We pivot the ratings data to construct a matrix where:

- Rows represent users
- Columns represent movies
- Cells contain the rating given by a user to a movie (0 if not rated)

In [3]:
recommender.build_user_item_matrix()

✅ Built user-item matrix with shape (6040, 3590)


We create a disperssion matrix of size (${n}_{users}$, ${m}_{movies}$) where each celll represents the rating that a user gave to a movie.

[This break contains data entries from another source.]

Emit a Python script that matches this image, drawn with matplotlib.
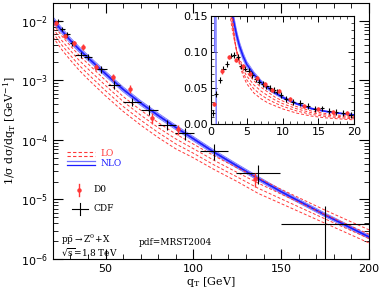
import numpy as np
import matplotlib
matplotlib.use("Agg")
import matplotlib.pyplot as plt
from matplotlib.ticker import MultipleLocator, LogLocator, NullFormatter

plt.rcParams['mathtext.fontset'] = 'dejavuserif'

# ---- main panel: theory curves (log10 of 1/sigma dsigma/dqT) ----
qt = [20, 25, 30, 35, 40, 50, 60, 70, 80, 90, 100, 112, 125, 137, 150, 175, 200]
nlo_log = [-1.98, -2.16, -2.33, -2.48, -2.62, -2.89, -3.15, -3.38, -3.59, -3.79,
           -3.98, -4.21, -4.44, -4.65, -4.87, -5.26, -5.63]
nlo_spread = [0.05, 0.048, 0.046, 0.045, 0.044, 0.042, 0.041, 0.04, 0.039, 0.038,
              0.037, 0.036, 0.035, 0.034, 0.033, 0.031, 0.03]
lo_top_log = [-2.05, -2.25, -2.42, -2.58, -2.72, -3.0, -3.27, -3.5, -3.71, -3.9,
              -4.07, -4.27, -4.47, -4.64, -4.83, -5.18, -5.51]
lo_bot_log = [-2.27, -2.48, -2.66, -2.83, -2.98, -3.26, -3.52, -3.75, -3.96, -4.15,
              -4.3, -4.5, -4.7, -4.9, -5.07, -5.4, -5.73]

# ---- main panel: data ----
d0_q = [22, 27, 32, 37, 44.5, 54, 64, 76.5, 91.5, 135]
d0_v = [9.1e-3, 5.6e-3, 4.2e-3, 3.7e-3, 1.7e-3, 1.12e-3, 7.2e-4, 2.35e-4, 1.5e-4, 2.2e-5]
d0_e = [0.8e-3, 0.5e-3, 0.45e-3, 0.45e-3, 0.22e-3, 0.15e-3, 1.1e-4, 0.5e-4, 0.3e-4, 0.6e-5]

cdf_q = [23, 25.5, 28, 31, 36, 40, 47.5, 55, 65, 75, 85, 95, 112, 137, 175]
cdf_v = [1.0e-2, 7.4e-3, 5.9e-3, 4.2e-3, 2.7e-3, 2.5e-3, 1.55e-3, 8.5e-4, 4.4e-4,
         3.2e-4, 1.8e-4, 1.3e-4, 6.6e-5, 2.8e-5, 3.9e-6]
cdf_xe = [2.3, 1.5, 1.5, 1.5, 3.5, 2.5, 3.5, 3.5, 5, 5, 5, 5.5, 8, 12.5, 25]
cdf_ye = [0.8e-3, 0.6e-3, 0.5e-3, 0.4e-3, 0.3e-3, 0.3e-3, 0.2e-3, 1.2e-4, 0.7e-4,
          0.6e-4, 0.35e-4, 0.3e-4, 2.0e-5, 1.0e-5, 3.8e-6]

# ---- inset: theory ----
qi = [2.6, 2.8, 3.0, 3.3, 3.6, 4.0, 4.5, 5, 6, 7, 8, 9, 10, 12, 14, 16, 18, 20]
nlo_in = [0.19, 0.17, 0.152, 0.137, 0.123, 0.108, 0.094, 0.083, 0.069, 0.058, 0.050,
          0.043, 0.037, 0.028, 0.0215, 0.0175, 0.0148, 0.0127]
nlo_in_spread = [0.06, 0.06, 0.06, 0.06, 0.055, 0.055, 0.055, 0.05, 0.05, 0.05,
                 0.05, 0.05, 0.045, 0.045, 0.045, 0.04, 0.04, 0.04]
lo_in_top = [0.16, 0.142, 0.13, 0.115, 0.102, 0.09, 0.08, 0.072, 0.060, 0.051, 0.044,
             0.037, 0.032, 0.024, 0.018, 0.0145, 0.012, 0.010]
lo_in_bot = [0.19, 0.168, 0.15, 0.12, 0.10, 0.082, 0.067, 0.056, 0.043, 0.035, 0.029,
             0.025, 0.021, 0.015, 0.011, 0.0085, 0.007, 0.0057]
nlo_small_a_q = [0.50, 0.53]
nlo_small_a_v = [0.10, 0.16]
nlo_small_b_q = [0.70, 0.72, 0.75]
nlo_small_b_v = [0.16, 0.07, -0.01]

# ---- inset: data ----
d0i_q = [0.5, 1.5, 2.5, 3.5, 4.5, 5.5, 6.5, 7.5, 8.5, 9.5, 11, 13, 15, 17, 19]
d0i_v = [0.028, 0.073, 0.0935, 0.089, 0.080, 0.070, 0.064, 0.055, 0.047, 0.046,
         0.034, 0.025, 0.021, 0.017, 0.015]
cdfi_q = [0.25, 0.75, 1.25, 1.75, 2.25, 2.75, 3.25, 3.75, 4.25, 4.75, 5.25, 5.75,
          6.25, 6.75, 7.25, 7.75, 8.25, 8.75, 9.25, 9.75, 10.5, 11.5, 12.5, 13.5,
          14.5, 15.5, 16.5, 17.5, 18.5, 19.5]
cdfi_v = [0.015, 0.042, 0.061, 0.077, 0.083, 0.095, 0.096, 0.093, 0.080, 0.077,
          0.074, 0.068, 0.062, 0.059, 0.056, 0.053, 0.050, 0.047, 0.045, 0.040,
          0.035, 0.031, 0.029, 0.025, 0.021, 0.0215, 0.018, 0.017, 0.015, 0.0126]

RED = '#ff3838'
BLUE = '#1a1aff'
LBLUE = '#7070ff'

fig = plt.figure(figsize=(3.8, 2.91), dpi=100)
ax = fig.add_axes([0.139, 0.110, 0.832, 0.880])

q = np.array(qt)
c = np.array(nlo_log)
s = np.array(nlo_spread)
for k in (-1, -0.5, 0.5, 1):
    ax.plot(q, 10 ** (c + k * s), color=LBLUE, lw=0.6)
ax.plot(q, 10 ** c, color=BLUE, lw=1.2)
top = np.array(lo_top_log)
bot = np.array(lo_bot_log)
for f in (0, 1 / 3, 2 / 3, 1):
    ax.plot(q, 10 ** (top + f * (bot - top)), color=RED, lw=0.7, ls=(0, (3, 2)))

ax.errorbar(cdf_q, cdf_v, xerr=cdf_xe, yerr=cdf_ye, fmt='none', ecolor='black',
            elinewidth=0.8, capsize=0)
ax.errorbar(d0_q, d0_v, yerr=d0_e, fmt='o', color=RED, ms=2.2, elinewidth=1.0,
            capsize=0)

ax.set_yscale('log')
ax.set_xlim(20, 200)
ax.set_ylim(1e-6, 2e-2)
ax.xaxis.set_major_locator(MultipleLocator(50))
ax.xaxis.set_minor_locator(MultipleLocator(10))
ax.yaxis.set_major_locator(LogLocator(base=10, numticks=10))
ax.yaxis.set_minor_locator(LogLocator(base=10, subs=np.arange(2, 10), numticks=20))
ax.yaxis.set_minor_formatter(NullFormatter())
ax.tick_params(which='both', direction='in', top=True, right=True, labelsize=8)
ax.tick_params(which='major', length=7, width=0.8)
ax.tick_params(which='minor', length=3.5, width=0.6)
ax.set_xlabel(r'$\mathrm{q_T\ [GeV]}$', fontsize=8, labelpad=1)
ax.set_ylabel(r'$\mathrm{1/\sigma\ d\sigma/dq_T\ [GeV^{-1}]}$', fontsize=8, labelpad=2)

# legend drawn by hand
def px(x, y):
    return (x - 53) / 316, (259 - y) / 256

tf = ax.transAxes
for yy in (152, 156):
    x0, y0 = px(67, yy)
    x1, _ = px(95, yy)
    ax.plot([x0, x1], [y0, y0], transform=tf, color=RED, lw=0.8, ls=(0, (3, 2)))
for yy in (161, 165):
    x0, y0 = px(67, yy)
    x1, _ = px(95, yy)
    ax.plot([x0, x1], [y0, y0], transform=tf, color=LBLUE if yy == 161 else BLUE, lw=0.9)
tfont = dict(family='DejaVu Serif', fontsize=6.5)
ax.text(*px(101, 154), 'LO', transform=tf, color=RED, va='center', **tfont)
ax.text(*px(101, 164), 'NLO', transform=tf, color=BLUE, va='center', **tfont)
xm, ym = px(79, 190)
ax.plot([xm], [ym], 'o', color=RED, ms=2.2, transform=tf)
ax.plot([xm, xm], [ym - 0.022, ym + 0.022], color=RED, lw=1.0, transform=tf)
ax.text(*px(94, 190), 'D0', transform=tf, va='center', **tfont)
xc, yc = px(80, 209)
ax.plot([xc - 0.026, xc + 0.026], [yc, yc], color='black', lw=0.8, transform=tf)
ax.plot([xc, xc], [yc - 0.025, yc + 0.025], color='black', lw=0.8, transform=tf)
ax.text(*px(94, 209), 'CDF', transform=tf, va='center', **tfont)
ax.text(*px(61, 240), r'$\mathrm{p\bar{p}\to Z^0\!+\!X}$', transform=tf, va='center',
        fontsize=6.5)
ax.text(*px(61, 252), r'$\mathrm{\sqrt{s}}$=1.8 TeV', transform=tf, va='center', **tfont)
ax.text(*px(139, 243), 'pdf=MRST2004', transform=tf, va='center', **tfont)

# ---- inset ----
ins = fig.add_axes([0.555, 0.574, 0.377, 0.371])
qa = np.array(qi)
ca = np.array(nlo_in)
sa = np.array(nlo_in_spread)
for k in (-1, -0.5, 0.5, 1):
    ins.plot(qa, ca * (1 + k * sa), color=LBLUE, lw=0.5)
ins.plot(qa, ca, color=BLUE, lw=1.1)
ins.plot(nlo_small_a_q, nlo_small_a_v, color=LBLUE, lw=0.8)
ins.plot(nlo_small_b_q, nlo_small_b_v, color=LBLUE, lw=1.0)
ta = np.array(lo_in_top)
ba = np.array(lo_in_bot)
for f in (0, 1 / 3, 2 / 3, 1):
    ins.plot(qa, ta + f * (ba - ta), color=RED, lw=0.7, ls=(0, (3, 2)))
ins.errorbar(cdfi_q, cdfi_v, xerr=0.3, yerr=0.004, fmt='none', ecolor='black',
             elinewidth=0.8, capsize=0)
ins.errorbar(d0i_q, d0i_v, yerr=0.003, fmt='o', color=RED, ms=2.0, elinewidth=1.0,
             capsize=0)
ins.set_xlim(0, 20)
ins.set_ylim(0, 0.15)
ins.xaxis.set_major_locator(MultipleLocator(5))
ins.xaxis.set_minor_locator(MultipleLocator(1))
ins.yaxis.set_major_locator(MultipleLocator(0.05))
ins.yaxis.set_minor_locator(MultipleLocator(0.01))
ins.yaxis.set_major_formatter(plt.FormatStrFormatter('%.2f'))
ins.tick_params(which='both', direction='in', top=True, right=True, labelsize=8, pad=2)
ins.tick_params(which='major', length=4, width=0.7)
ins.tick_params(which='minor', length=2, width=0.5)

fig.savefig('out.png', dpi=100)
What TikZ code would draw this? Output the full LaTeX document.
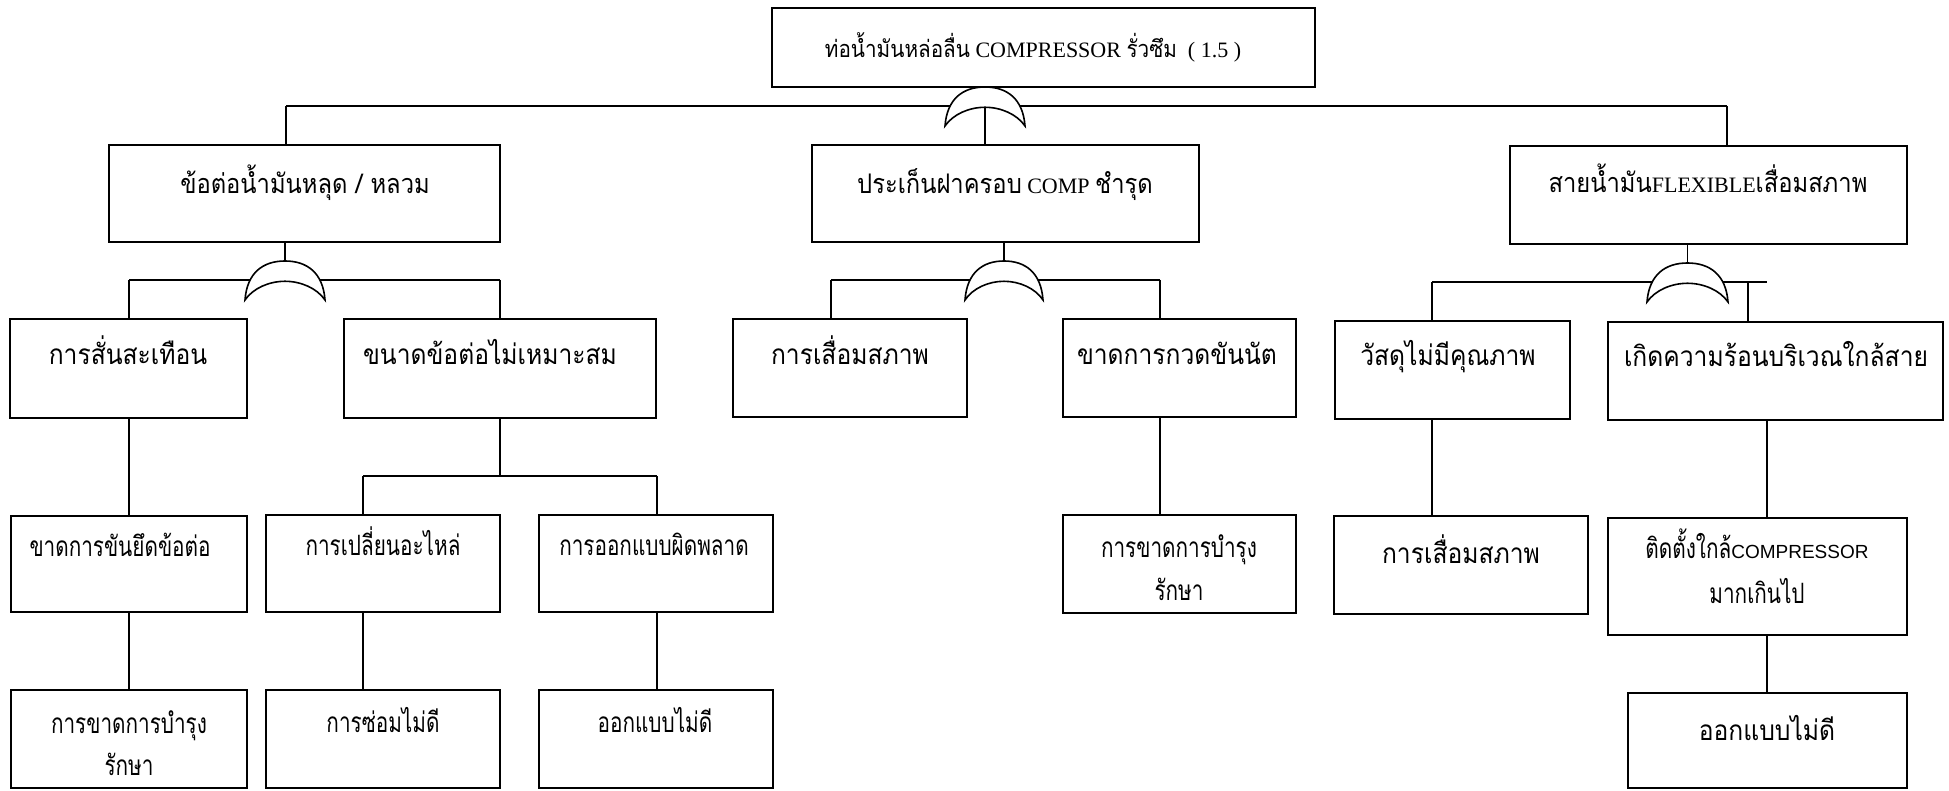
\documentclass[tikz,border=0pt]{standalone}
\usepackage{fontspec}
\setmainfont{Liberation Serif}
\newfontfamily\thai[Script=Thai,FakeStretch=0.88]{Loma}
\newfontfamily\thaicn[Script=Thai,FakeStretch=0.74]{Loma}
\newfontfamily\latsans{Liberation Sans}

% Thai runs inside the serif headings
\newcommand\thT[1]{{\thai\fontsize{23.5}{23.5}\selectfont #1}}
\newcommand\thA[1]{{\thai\fontsize{27}{27}\selectfont #1}}

% rectangle event box: name, x1, y1, x2, y2 (pixel grid, y downwards)
\newcommand\evbox[5]{%
  \node[evt, minimum width={#4-#2}, minimum height={#5-#3}] (#1)
    at ({(#2+#4)/2},{(#3+#5)/2}) {};}

% OR gate: name, centre x, top y, half width, height
\newcommand\orgate[5]{%
  \filldraw[gate] ({#2-#4},{#3+#5})
    .. controls ({#2-0.95*#4},{#3+0.3*#5}) and ({#2-0.55*#4},{#3}) .. ({#2},{#3})
    .. controls ({#2+0.55*#4},{#3}) and ({#2+0.95*#4},{#3+0.3*#5}) .. ({#2+#4},{#3+#5})
    .. controls ({#2+0.8*#4},{#3+0.7*#5}) and ({#2+0.4*#4},{#3+0.52*#5}) .. ({#2},{#3+0.52*#5})
    .. controls ({#2-0.4*#4},{#3+0.52*#5}) and ({#2-0.8*#4},{#3+0.7*#5}) .. cycle;
  \coordinate (#1-top) at (#2,#3);
  \coordinate (#1-in) at ({#2},{#3+0.52*#5});}

\begin{document}
\begin{tikzpicture}[x=1pt,y=-1pt,
  evt/.style={draw, rectangle, inner sep=0pt, line width=1.8pt},
  link/.style={line width=1.6pt},
  gate/.style={draw, fill=white, line width=1.6pt},
  txt/.style={anchor=base, inner sep=0pt},
  serif/.style={txt, font=\fontsize{22}{22}\selectfont},
  th/.style={txt, font=\thai\fontsize{28}{28}\selectfont},
  thcn/.style={txt, font=\thaicn\fontsize{28}{28}\selectfont}]
\useasboundingbox[fill=white] (0,0) rectangle (1949,791);

% ---- boxes ----
\evbox{top}{772}{8}{1315}{87}
\evbox{n1}{109}{145}{500}{242}
\evbox{n2}{812}{145}{1199}{242}
\evbox{n3}{1510}{146}{1907}{244}

\evbox{a1}{10}{319}{247}{418}
\evbox{a2}{344}{319}{656}{418}
\evbox{b1}{733}{319}{967}{417}
\evbox{b2}{1063}{319}{1296}{417}
\evbox{c1}{1335}{321}{1570}{419}
\evbox{c2}{1608}{322}{1943}{420}

\evbox{d1}{11}{516}{247}{612}
\evbox{d2}{266}{515}{500}{612}
\evbox{d3}{539}{515}{773}{612}
\evbox{f1}{1063}{515}{1296}{613}
\evbox{f2}{1334}{516}{1588}{614}
\evbox{f3}{1608}{518}{1907}{635}

\evbox{e1}{11}{690}{247}{788}
\evbox{e2}{266}{690}{500}{788}
\evbox{e3}{539}{690}{773}{788}
\evbox{f4}{1628}{693}{1907}{788}

% ---- texts ----
\node[serif] (topt) at (1033,58) {\thT{ท่อน้ำมันหล่อลื่น} COMPRESSOR \thT{รั่วซึม}\ \ ( 1.5 )};
\node[serif] (n1t) at (305,194) {\thA{ข้อต่อน้ำมันหลุด / หลวม}};
\node[serif] (n2t) at (1005,194) {\thA{ประเก็นฝาครอบ} COMP \thA{ชำรุด}};
\node[serif] (n3t) at (1708,193) {\thA{สายน้ำมัน}FLEXIBLE\thA{เสื่อมสภาพ}};

\node[th] (a1t) at (128,365) {การสั่นสะเทือน};
\node[th] (a2t) at (490,365) {ขนาดข้อต่อไม่เหมาะสม};
\node[th] (b1t) at (850,365) {การเสื่อมสภาพ};
\node[th] (b2t) at (1177,365) {ขาดการกวดขันนัต};
\node[th] (c1t) at (1448,366) {วัสดุไม่มีคุณภาพ};
\node[th] (c2t) at (1776,367) {เกิดความร้อนบริเวณใกล้สาย};

\node[thcn] (d1t) at (120,556) {ขาดการขันยึดข้อต่อ};
\node[thcn] (d2t) at (383,555) {การเปลี่ยนอะไหล่};
\node[thcn] (d3t) at (654,555) {การออกแบบผิดพลาด};
\node[thcn] (f1t) at (1179,557) {การขาดการบำรุง};
\node[thcn] (f1u) at (1179,600) {รักษา};
\node[th] (f2t) at (1461,563) {การเสื่อมสภาพ};
\node[thcn] (f3t) at (1757,558) {ติดตั้งใกล้{\latsans\fontsize{19}{19}\selectfont COMPRESSOR}};
\node[thcn] (f3u) at (1757,603) {มากเกินไป};

\node[thcn] (e1t) at (129,733) {การขาดการบำรุง};
\node[thcn] (e1u) at (129,775) {รักษา};
\node[thcn] (e2t) at (383,732) {การซ่อมไม่ดี};
\node[thcn] (e3t) at (655,732) {ออกแบบไม่ดี};
\node[th] (f4t) at (1767,740) {ออกแบบไม่ดี};

% ---- drop positions of the connectors ----
\coordinate (busL) at (286,106);
\coordinate (busR) at (1727,106);
\coordinate (h1l) at (129,280);
\coordinate (h1r) at (500,280);
\coordinate (h2l) at (831,280);
\coordinate (h2r) at (1160,280);
\coordinate (h3l) at (1432,282);
\coordinate (h3r) at (1767,282);
\coordinate (h3d) at (1748,282);
\coordinate (h4m) at (500,476);
\coordinate (h4l) at (363,476);
\coordinate (h4r) at (657,476);
\coordinate (xa) at (129,0);
\coordinate (xf1) at (1160,0);
\coordinate (xf2) at (1432,0);
\coordinate (xf3) at (1767,0);

% ---- connectors ----
\draw[link] (busL) -- (busR);
\draw[link] (busL) -- (busL |- n1.north);
\draw[link] (busR) -- (busR |- n3.north);

\draw[link] (h1l) -- (h1r);
\draw[link] (h1l) -- (h1l |- a1.north);
\draw[link] (h1r) -- (h1r |- a2.north);

\draw[link] (h2l) -- (h2r);
\draw[link] (h2l) -- (h2l |- b1.north);
\draw[link] (h2r) -- (h2r |- b2.north);

\draw[link] (h3l) -- (h3r);
\draw[link] (h3l) -- (h3l |- c1.north);
\draw[link] (h3d) -- (h3d |- c2.north);

\draw[link] (xa |- a1.south) -- (xa |- d1.north);
\draw[link] (xa |- d1.south) -- (xa |- e1.north);

\draw[link] (h4m |- a2.south) -- (h4m);
\draw[link] (h4l) -- (h4r);
\draw[link] (h4l) -- (h4l |- d2.north);
\draw[link] (h4r) -- (h4r |- d3.north);
\draw[link] (h4l |- d2.south) -- (h4l |- e2.north);
\draw[link] (h4r |- d3.south) -- (h4r |- e3.north);

\draw[link] (xf1 |- b2.south) -- (xf1 |- f1.north);
\draw[link] (xf2 |- c1.south) -- (xf2 |- f2.north);
\draw[link] (xf3 |- c2.south) -- (xf3 |- f3.north);
\draw[link] (xf3 |- f3.south) -- (xf3 |- f4.north);

% ---- OR gates ----
\orgate{g0}{985}{87}{40}{39}
\orgate{g1}{285}{261}{40}{39}
\orgate{g2}{1004}{261}{39}{39}
\orgate{g3}{1687.5}{263}{40.5}{39}

\draw[link] (g0-in) -- (g0-in |- n2.north);
\draw[link] (g1-top |- n1.south) -- (g1-top);
\draw[link] (g2-top |- n2.south) -- (g2-top);
\draw[link] (g3-top |- n3.south) -- (g3-top);
\end{tikzpicture}
\end{document}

Empty cells are treated as 0 (not views).

## 🧮 4. Compute User-User Similarity

Using the sparse user-item matrix, we calculate cosine similarity between all pairs of users.

- Cosine similarity measures the angle between two rating vectors.
- A value close to 1 means the users have rated movies in a similar pattern.
- This results in a similarity matrix of shape `(n_users, n_users)`.

We will use this similarity matrix to find the most similar users for a given user.

In [4]:
recommender.compute_user_similarity()

✅ Computed user-user similarity matrix


## 🔍 5. Inspect Similar Users

We select a target user (in this case, user ID = 1) and retrieve their top N (5) most similar users.

- This is done by sorting the similarity scores in descending order.
- We exclude the user themselves from the ranking.
- These similar users will serve as the basis for generating recommendations.

In [5]:
recommender.get_user_recommendations(user_id=1, top_n=5)

🔍 Top 5 similar users to user 1: [5343, 5190, 1481, 1283, 5705]


[5343, 5190, 1481, 1283, 5705]

## 🎯 6. Recommend Movies

Once we have computed the user-user similarity matrix and identified similar users, we want to recommend movies that those users have rated highly **but the target user hasn’t seen yet**.

This is the final step in the collaborative filtering process:

- We call `recommend_movies_for_user()`, which:
  - Uses the cosine similarity matrix to find similar users.
  - Aggregates their ratings (weighted by similarity scores).
  - Filters out the movies the target user has already rated.
  - Returns the top-N highest scoring movies.
- We then **load the enriched movie dataset** to retrieve metadata (title, genres, etc.) for the recommended movie IDs.
- Finally, we **display** the recommended movie titles and genres.


In [6]:
# Load enriched dataframe
enriched_df = pd.read_csv(recommender.enriched_movies_path)

# recommended IDs
recommended_ids = recommender.recommend_movies_for_user(user_id=1, top_n=5)

# Filtering with those IDs
recommended_movies = enriched_df[enriched_df["movieId"].isin(recommended_ids)]

# Show result
print("🎬 Recommended Movies:")
print(recommended_movies[["movieId", "title", "genres"]])

🎯 Recommended movies for user 1: [2858, 1196, 1198, 593, 1210]
🎬 Recommended Movies:
      movieId                                              title  \
579       593                   Silence of the Lambs, The (1991)   
1148     1196  Star Wars: Episode V - The Empire Strikes Back...   
1150     1198                     Raiders of the Lost Ark (1981)   
1162     1210  Star Wars: Episode VI - Return of the Jedi (1983)   
2708     2858                             American Beauty (1999)   

                                                 genres  
579                               ['Drama', 'Thriller']  
1148  ['Action', 'Adventure', 'Drama', 'Sci-Fi', 'War']  
1150                            ['Action', 'Adventure']  
1162  ['Action', 'Adventure', 'Romance', 'Sci-Fi', '...  
2708                                ['Comedy', 'Drama']  


📦 This function is defined in `src/collaborative_filtering.py` as `recommend_movies_for_user`.

🔎 We only display recommended movies that also exist in the enriched dataset, ensuring we can show genres and titles.

### ✅ Output

We display the final recommendations for `user_id = 1`, showing which movies the user might enjoy next based on similar users' preferences.